Among the visitors were Hudson River School artists such as Frederic Church and Thomas Cole, whose large canvases of the stunning scenery were put on paid display in New York and other cities, attracting large audiences and spreading the news of Acadia's beauty. For the public, their work "invented" Acadia, wrote Pamela J. Belander and John Wilmerding and in a brilliant book on the origins of American tourism (Inventing Acadia: Artists and Tourists at Mount Desert, Farnsworth, 1999.)
The national park began to take shape in 1913, when President Wilson set aside 6,000 acres as a national monument. Congress gave it national park status in 1919, and 10 years later it assumed its current name.
The park is small, just 35,000 acres, but attracts more than 2.5 million visitors a year. Acre-for-acre, it's the most visited national park in the country. But it rarely seems crowded as one walks its unique, 45-mile system of carriage trails (the gift of John D. Rockefeller Jr.) or 125 miles of hiking trails that offer great views of lakes and ponds and islands off the rocky coast.

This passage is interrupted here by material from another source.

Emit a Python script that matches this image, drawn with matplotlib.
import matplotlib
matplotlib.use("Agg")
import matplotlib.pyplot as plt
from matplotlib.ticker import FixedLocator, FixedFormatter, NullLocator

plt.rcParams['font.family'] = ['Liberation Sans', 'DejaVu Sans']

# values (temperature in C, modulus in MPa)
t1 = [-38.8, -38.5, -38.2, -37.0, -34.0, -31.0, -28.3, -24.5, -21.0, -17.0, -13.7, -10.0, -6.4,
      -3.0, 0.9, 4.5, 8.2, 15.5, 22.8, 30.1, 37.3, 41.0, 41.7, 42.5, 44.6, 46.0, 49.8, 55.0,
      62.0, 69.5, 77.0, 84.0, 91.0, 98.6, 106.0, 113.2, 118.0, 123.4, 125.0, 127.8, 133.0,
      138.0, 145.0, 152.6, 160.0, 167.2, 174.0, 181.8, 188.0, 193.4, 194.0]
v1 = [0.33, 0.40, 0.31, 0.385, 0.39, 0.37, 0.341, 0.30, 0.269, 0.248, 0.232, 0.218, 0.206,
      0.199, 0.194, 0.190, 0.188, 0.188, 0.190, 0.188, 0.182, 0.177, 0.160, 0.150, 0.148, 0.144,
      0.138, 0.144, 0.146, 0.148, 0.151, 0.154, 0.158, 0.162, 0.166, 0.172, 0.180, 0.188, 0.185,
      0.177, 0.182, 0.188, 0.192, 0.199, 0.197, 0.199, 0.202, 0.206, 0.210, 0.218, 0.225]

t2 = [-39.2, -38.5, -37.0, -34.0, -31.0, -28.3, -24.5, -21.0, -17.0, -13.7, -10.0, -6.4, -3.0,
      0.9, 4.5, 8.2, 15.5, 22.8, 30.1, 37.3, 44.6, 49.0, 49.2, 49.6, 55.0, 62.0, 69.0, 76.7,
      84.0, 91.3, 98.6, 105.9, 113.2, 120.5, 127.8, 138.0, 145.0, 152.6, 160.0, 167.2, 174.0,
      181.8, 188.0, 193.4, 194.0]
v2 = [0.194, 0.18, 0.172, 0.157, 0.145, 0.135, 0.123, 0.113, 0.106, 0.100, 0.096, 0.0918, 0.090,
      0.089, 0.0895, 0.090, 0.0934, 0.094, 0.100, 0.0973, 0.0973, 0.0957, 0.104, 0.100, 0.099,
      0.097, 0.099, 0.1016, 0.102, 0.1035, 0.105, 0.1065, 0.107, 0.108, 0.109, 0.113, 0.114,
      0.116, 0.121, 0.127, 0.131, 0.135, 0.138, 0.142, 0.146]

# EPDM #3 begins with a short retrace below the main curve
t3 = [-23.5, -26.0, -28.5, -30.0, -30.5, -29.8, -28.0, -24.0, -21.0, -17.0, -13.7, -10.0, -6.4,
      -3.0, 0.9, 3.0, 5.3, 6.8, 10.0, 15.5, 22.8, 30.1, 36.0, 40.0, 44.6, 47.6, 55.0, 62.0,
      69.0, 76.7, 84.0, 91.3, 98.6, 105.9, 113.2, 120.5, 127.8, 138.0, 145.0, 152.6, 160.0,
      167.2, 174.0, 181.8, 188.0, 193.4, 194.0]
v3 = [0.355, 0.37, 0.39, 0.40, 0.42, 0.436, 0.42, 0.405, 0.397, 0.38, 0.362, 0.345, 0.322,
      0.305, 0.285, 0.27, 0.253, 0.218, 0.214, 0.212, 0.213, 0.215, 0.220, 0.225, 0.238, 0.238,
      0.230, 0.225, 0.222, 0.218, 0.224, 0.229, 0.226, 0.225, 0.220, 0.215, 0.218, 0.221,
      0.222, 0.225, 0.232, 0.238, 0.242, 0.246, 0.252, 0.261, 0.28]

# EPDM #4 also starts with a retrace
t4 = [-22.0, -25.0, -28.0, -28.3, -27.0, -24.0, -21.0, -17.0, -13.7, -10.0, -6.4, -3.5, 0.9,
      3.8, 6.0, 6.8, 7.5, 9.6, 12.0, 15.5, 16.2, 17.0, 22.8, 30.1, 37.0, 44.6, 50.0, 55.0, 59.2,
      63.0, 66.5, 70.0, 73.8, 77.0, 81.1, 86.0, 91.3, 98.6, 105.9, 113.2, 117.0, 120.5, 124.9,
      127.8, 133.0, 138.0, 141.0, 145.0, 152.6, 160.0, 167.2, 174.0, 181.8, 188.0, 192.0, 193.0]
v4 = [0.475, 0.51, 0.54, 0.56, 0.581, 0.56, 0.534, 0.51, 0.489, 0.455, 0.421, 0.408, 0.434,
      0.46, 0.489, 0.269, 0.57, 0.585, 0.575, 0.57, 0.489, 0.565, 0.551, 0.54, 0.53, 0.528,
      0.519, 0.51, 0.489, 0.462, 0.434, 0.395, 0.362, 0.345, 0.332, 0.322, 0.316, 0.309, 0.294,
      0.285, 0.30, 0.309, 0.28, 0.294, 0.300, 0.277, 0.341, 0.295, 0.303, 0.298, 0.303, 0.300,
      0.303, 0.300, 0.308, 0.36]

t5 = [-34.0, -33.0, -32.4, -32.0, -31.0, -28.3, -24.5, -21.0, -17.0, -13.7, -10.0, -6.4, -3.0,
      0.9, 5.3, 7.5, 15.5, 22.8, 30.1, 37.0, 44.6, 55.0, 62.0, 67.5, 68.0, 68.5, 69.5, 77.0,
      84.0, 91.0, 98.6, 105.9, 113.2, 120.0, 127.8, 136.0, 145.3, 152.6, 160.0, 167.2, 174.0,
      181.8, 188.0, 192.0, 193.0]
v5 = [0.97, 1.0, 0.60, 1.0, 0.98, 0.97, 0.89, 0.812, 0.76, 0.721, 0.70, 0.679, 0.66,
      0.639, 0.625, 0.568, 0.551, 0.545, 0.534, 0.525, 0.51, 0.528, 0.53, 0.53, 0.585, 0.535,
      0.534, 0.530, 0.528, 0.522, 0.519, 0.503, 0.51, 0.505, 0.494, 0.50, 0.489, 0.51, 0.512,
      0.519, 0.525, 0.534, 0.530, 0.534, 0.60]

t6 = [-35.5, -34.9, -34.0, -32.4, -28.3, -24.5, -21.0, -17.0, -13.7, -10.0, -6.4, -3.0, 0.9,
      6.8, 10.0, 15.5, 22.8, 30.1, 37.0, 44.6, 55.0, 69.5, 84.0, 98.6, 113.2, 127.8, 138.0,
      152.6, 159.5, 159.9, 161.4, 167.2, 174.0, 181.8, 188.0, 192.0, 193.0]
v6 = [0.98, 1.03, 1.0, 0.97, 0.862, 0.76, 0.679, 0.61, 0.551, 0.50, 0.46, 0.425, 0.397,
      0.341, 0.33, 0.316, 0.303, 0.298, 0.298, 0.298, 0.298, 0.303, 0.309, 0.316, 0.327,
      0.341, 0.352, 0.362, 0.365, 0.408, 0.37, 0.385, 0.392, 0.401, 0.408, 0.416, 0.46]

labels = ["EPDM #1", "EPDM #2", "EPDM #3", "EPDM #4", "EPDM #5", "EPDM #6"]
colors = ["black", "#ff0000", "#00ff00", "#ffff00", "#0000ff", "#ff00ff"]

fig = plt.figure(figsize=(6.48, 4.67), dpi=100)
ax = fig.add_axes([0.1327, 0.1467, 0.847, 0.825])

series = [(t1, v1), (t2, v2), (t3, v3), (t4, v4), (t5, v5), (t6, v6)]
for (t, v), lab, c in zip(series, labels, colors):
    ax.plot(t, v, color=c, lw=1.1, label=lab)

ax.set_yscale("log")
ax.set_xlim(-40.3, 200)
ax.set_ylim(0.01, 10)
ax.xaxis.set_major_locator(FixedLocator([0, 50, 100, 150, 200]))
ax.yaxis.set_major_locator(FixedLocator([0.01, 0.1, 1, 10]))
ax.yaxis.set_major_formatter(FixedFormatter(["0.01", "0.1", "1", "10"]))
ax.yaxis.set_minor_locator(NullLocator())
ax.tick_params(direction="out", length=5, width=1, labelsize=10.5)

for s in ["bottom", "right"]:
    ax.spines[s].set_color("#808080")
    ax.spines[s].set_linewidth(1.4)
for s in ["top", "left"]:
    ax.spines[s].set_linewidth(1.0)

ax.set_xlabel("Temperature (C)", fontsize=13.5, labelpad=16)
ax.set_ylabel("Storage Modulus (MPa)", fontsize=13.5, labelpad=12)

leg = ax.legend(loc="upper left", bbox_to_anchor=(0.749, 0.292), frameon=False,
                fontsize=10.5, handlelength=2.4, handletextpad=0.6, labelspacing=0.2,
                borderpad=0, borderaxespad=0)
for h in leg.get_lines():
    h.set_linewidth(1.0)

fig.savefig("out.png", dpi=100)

Acadia's staff is run by Superintendent Sheridan Steele, a National Park Service veteran whose day is full of varied challenges, notably including work to preserve views and parcels still within the park from commercial development. Steele's budget has not kept pace with costs and demand for services, so he turns for help to a network of volunteers.

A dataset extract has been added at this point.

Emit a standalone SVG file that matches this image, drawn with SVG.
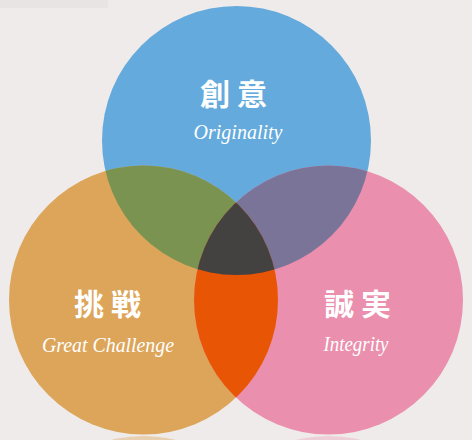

Three times a week, some of the volunteers show up at park headquarters to help with trail maintenance and other physical tasks organized by coordinator Jonathan S. Gormley. It's a marvelously enthusiastic and energetic group, whose average age puts it right in the demographic reached by the network evening news programs. We're talking senior citizens, and upon reflection, that comes as no great surprise, since many are retired or on flexible work schedules that give them more time than younger parents. Volunteer Len Berkowitz says of the maintenance work: "It's so rewarding. Every day you can see your contribution. I used to be in interior design. Now, I'm doing exterior design."

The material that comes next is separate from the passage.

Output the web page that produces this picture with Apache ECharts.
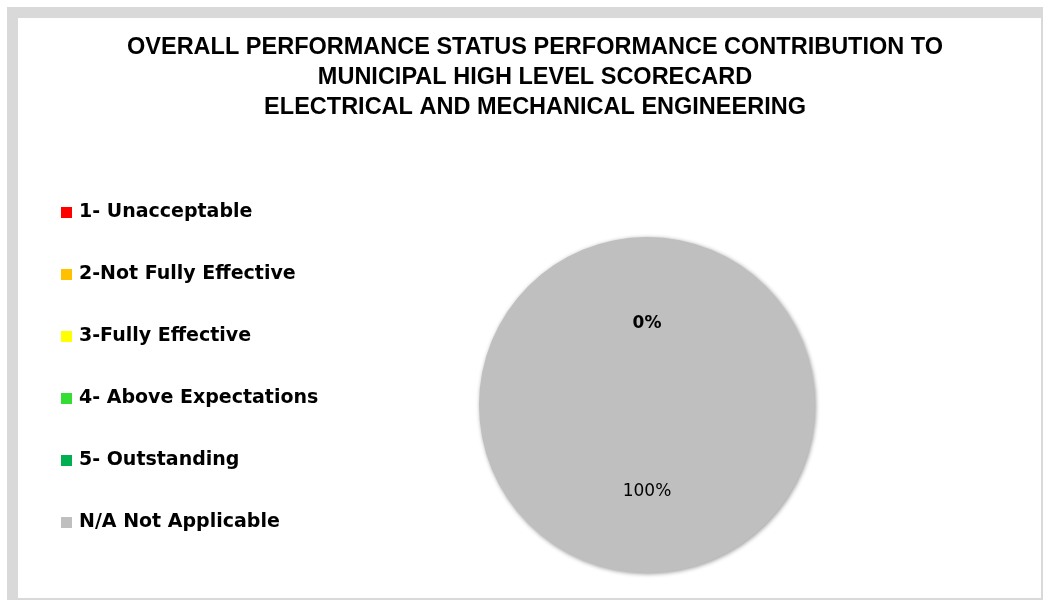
<!DOCTYPE html>
<html>
<head>
<meta charset="utf-8">
<script src="https://cdn.jsdelivr.net/npm/echarts@6/dist/echarts.min.js"></script>
<style>
  html, body { margin: 0; padding: 0; background: #ffffff; }
  #frame { position: absolute; left: 7px; top: 7px; width: 1023px; height: 580px;
           border-style: solid; border-color: #d9d9d9; border-width: 11px 2px 2px 11px; background: #fff; }
  #chart { position: absolute; left: 0; top: 0; width: 1046px; height: 602px; }
</style>
</head>
<body>
<div id="frame"></div>
<div id="chart"></div>
<script>
const titleLines = [
  'OVERALL PERFORMANCE STATUS PERFORMANCE CONTRIBUTION TO',
  'MUNICIPAL HIGH LEVEL SCORECARD',
  'ELECTRICAL AND MECHANICAL ENGINEERING'
];
const categories = ['1- Unacceptable', '2-Not Fully Effective', '3-Fully Effective', '4- Above Expectations', '5- Outstanding', 'N/A Not Applicable'];
const values = [0, 0, 0, 0, 0, 100];
const colors = ['#ff0000', '#ffc000', '#ffff00', '#33dd33', '#00b050', '#bfbfbf'];

const chart = echarts.init(document.getElementById('chart'), null, { renderer: 'canvas' });
chart.setOption({
  backgroundColor: 'transparent',
  animation: false,
  color: colors,
  title: {
    text: titleLines.join('\n'),
    left: 530,
    top: 28,
    textAlign: 'center',
    textStyle: {
      fontFamily: 'Liberation Sans',
      fontWeight: 'bold',
      fontSize: 23.5,
      lineHeight: 30,
      color: '#000'
    }
  },
  legend: {
    orient: 'vertical',
    left: 56,
    top: 198,
    icon: 'rect',
    itemWidth: 11,
    itemHeight: 11,
    itemGap: 43,
    data: categories,
    textStyle: {
      fontFamily: 'DejaVu Sans',
      fontWeight: 'bold',
      fontSize: 19,
      lineHeight: 19,
      color: '#000',
      padding: [0, 0, 0, 2]
    }
  },
  series: [{
    type: 'pie',
    center: [647, 405],
    radius: 168,
    startAngle: 90,
    clockwise: true,
    avoidLabelOverlap: false,
    minShowLabelAngle: 0,
    itemStyle: {
      shadowBlur: 4,
      shadowColor: 'rgba(0,0,0,0.4)',
      shadowOffsetX: 1,
      shadowOffsetY: 1
    },
    label: {
      show: true,
      position: 'inner',
      formatter: '{d}%',
      fontFamily: 'DejaVu Sans',
      fontSize: 17,
      color: '#000'
    },
    labelLine: { show: false },
    emphasis: { disabled: true },
    data: categories.map((c, i) => ({
      name: c,
      value: values[i],
      label: values[i] === 0 ? { fontWeight: 'bold', offset: [0, 6] } : {}
    }))
  }]
});
</script>
</body>
</html>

The volunteers have a public service spirit; some have worked as teachers, others as federal employees. The group includes, for example, Howard Solomon, former executive director of the Federal Service Impasses Panel, and Jennifer Donaldson, who retired from the National Cancer Institute in 2003 to live in Bar Harbor, but still does some work under contract for NCI. Gormley reports that volunteer hours have been increasing-to 45,308 in 2007.
There's a rich history of giving at Acadia. Volunteers give their time. Many years ago, Rockefeller gave the park 11,000 acres, almost a third of its current acreage. An active summer community contributes time and money to many island causes, including Friends of Acadia, which supports the park. FOA throws an annual auction dinner that raises about $400,000 toward an annual budget of $3 million to $5 million.
There's a lot of wealth among summer residents: FOA this summer raised $1.75 million in just two weeks to protect an important site on Acadia Mountain from the developer's axe. Marla O'Byrne, the full-time president of FOA, notes that her organization, unlike most other parks' friends groups, maintains a tax status that allows it to lobby Congress. This brand of advocacy has helped the park, whose own employees are not allowed to engage in lobbying activity.
Steele worries that kids aren't getting enough exposure to the outdoors, and he's organized an outreach effort to interest students throughout Maine in learning about the park. One day, on a bicycle tour of Acadia's Schoodic Peninsula section, across Frenchman's Bay from Mt. Desert Island, I ran into a ranger, Kate Petrie, who is training a group of public school teachers in preparation for visits by their students to the education center that's arisen among the buildings ceded to the Park Service by the Navy a few years back. It's a great setting, with great views, day and night, in which to get a taste for biology, geology and astronomy.